Near the end of ACIM Lesson 108, the course proposes an interesting equation: the measure of joy, peace and love that we receive is equal to the measure of joy, peace and love we give.
On that view, the cause of our unhappiness or discontent is our unwillingness to extend happiness and contentment to others.
Another way of saying this is that if we view the world in terms of what it can give us – if other people, places and things are valuable only in terms of what we can get – then our unhappiness is guaranteed.
This happen when we separate giving from receiving. Rather than see them as one movement (which they are), we set them up as discrete actions in both time and place. Giving precedes getting. And, because they are now separate, we can judge them as good or bad, preferable or or not preferable.

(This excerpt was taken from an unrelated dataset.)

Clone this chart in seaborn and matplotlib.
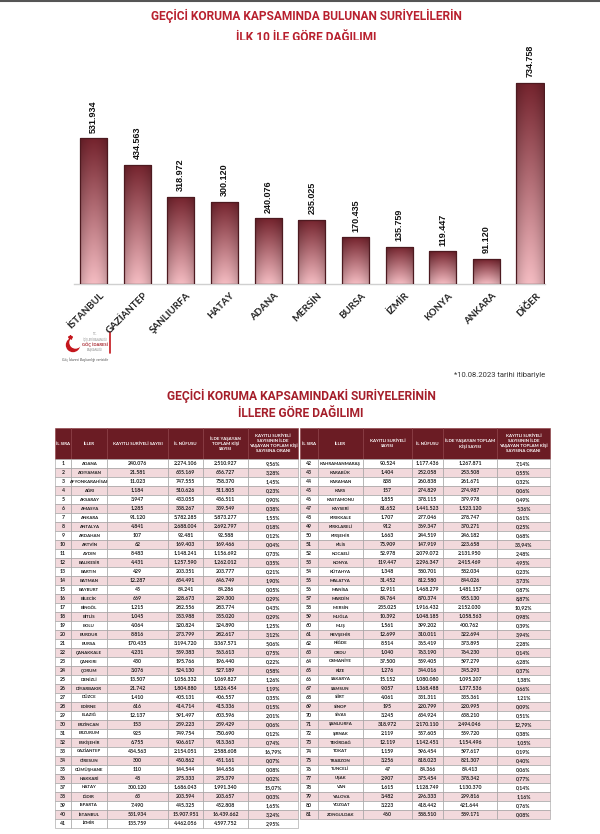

Lesson 108 intimates that if we want to be happy, then we need to realize that giving and receiving are the same and cannot be separated in terms of cause and effect or preferred and not-preferred. When this is clear, our only objective will be give love, because love is all that we want to receive.
The sameness of giving and receiving is not obvious at the level of the body. At that level, they are obviously different. To get a slice of pie is not the same as to receive a slice of pie. Loss and gain are meaningful to bodies. Sacrifice means something.
Yet it is possible to see that the happiness we feel at receiving a slice of pie and the happiness we feel at giving someone a slice of pie are the same. And that sameness is a clue; it points to something that is worth learning.
There is a light in which all things are seen as equal, and attention to this light allows us to pass quickly through the many forms of differentiation in order to arrive at what A Course in Miracles calls the “One thought, completely unified” that serves “to unify all thought” (W-pI.108.5:1). This is not a mystical process but a pragmatic healing.
This is the same as saying one correction will suffice for all correction, or that to forgive one brother wholly is enough to bring salvation to all minds. For these are but some special cases of one law which holds for every kind of learning, if it be directed by the One Who knows the truth (W-pI.108.5:2-3).
The idea here is that there is a light in which it is clear that giving and receiving are the same. Our work is to perceive the light rather than to work out an intellectual understanding of how giving and receiving are one movement. I mean, we can work that out in that way, but intellectual understanding doesn’t readily generalize. It’s a relatively narrow and constrained form of healing. And effective generalization is a critical aspect of the healing contemplated by A Course in Miracles.
. . . when this special case has proved it always works, in every circumstance where it is tried, the thought behind it can be generalized to other areas of doubt and double vision. And from there it will extend, and finally arrive at the one Thought which underlies them all (W-pI.108.6:2-3).
When we see that giving and receiving are one, then we can use that vision to undo other apparent splits.
So Lesson 108 invites us to close our eyes and practice giving what we would like to receive: love, peace, patience, kindness, joy, laughter, gratitude . . .
What happens? This is where the lesson has some special value, in my experience. In the actual application of the lesson, do we experience love and joy and peace to the degree that we want? Not the idea of love, joy and peace but actual love, joy and peace?
I think most of us, if we are honest, will confess that while we are perhaps getting a whiff or joy or a hint of peace or a trickle of love, we are not awash in the eternal and infinite flow of them.
If we can say that, then we can take the next step and see that this is because we are not giving the eternal and infinite flow of love, joy and peace. And so we remain stuck – in ways that are perhaps subtle and hard-to-see – in the kind of seeing that insists giving and receiving are separate.
This is a valuable insight! Properly accepted, it leads to humility, and in humility our practice begins in earnest because it becomes fundamentally honest about its shortcomings. Of our own we can do nothing. We can’t even see the problem clearly, let alone solve it.
Thus we become students whose posture of learning is most amenable to the Holy Spirit’s instructive intervention. We become faithful because there is no other option that we can see. We are not spiritual experts but beginners.
And yet our beginning is also our end, for in it we are joined with out Teacher and with all our brothers and sisters. Our shared “classroom” is transformed into a manifestation of the One Love which is our shared identity. What we learn is what we are because just as giving and receiving are one, so are having and being. Thus we relax in “the perfect safety of God,” where “inclusion is total and creation is without limit” (T-6.V.C.10:9-10).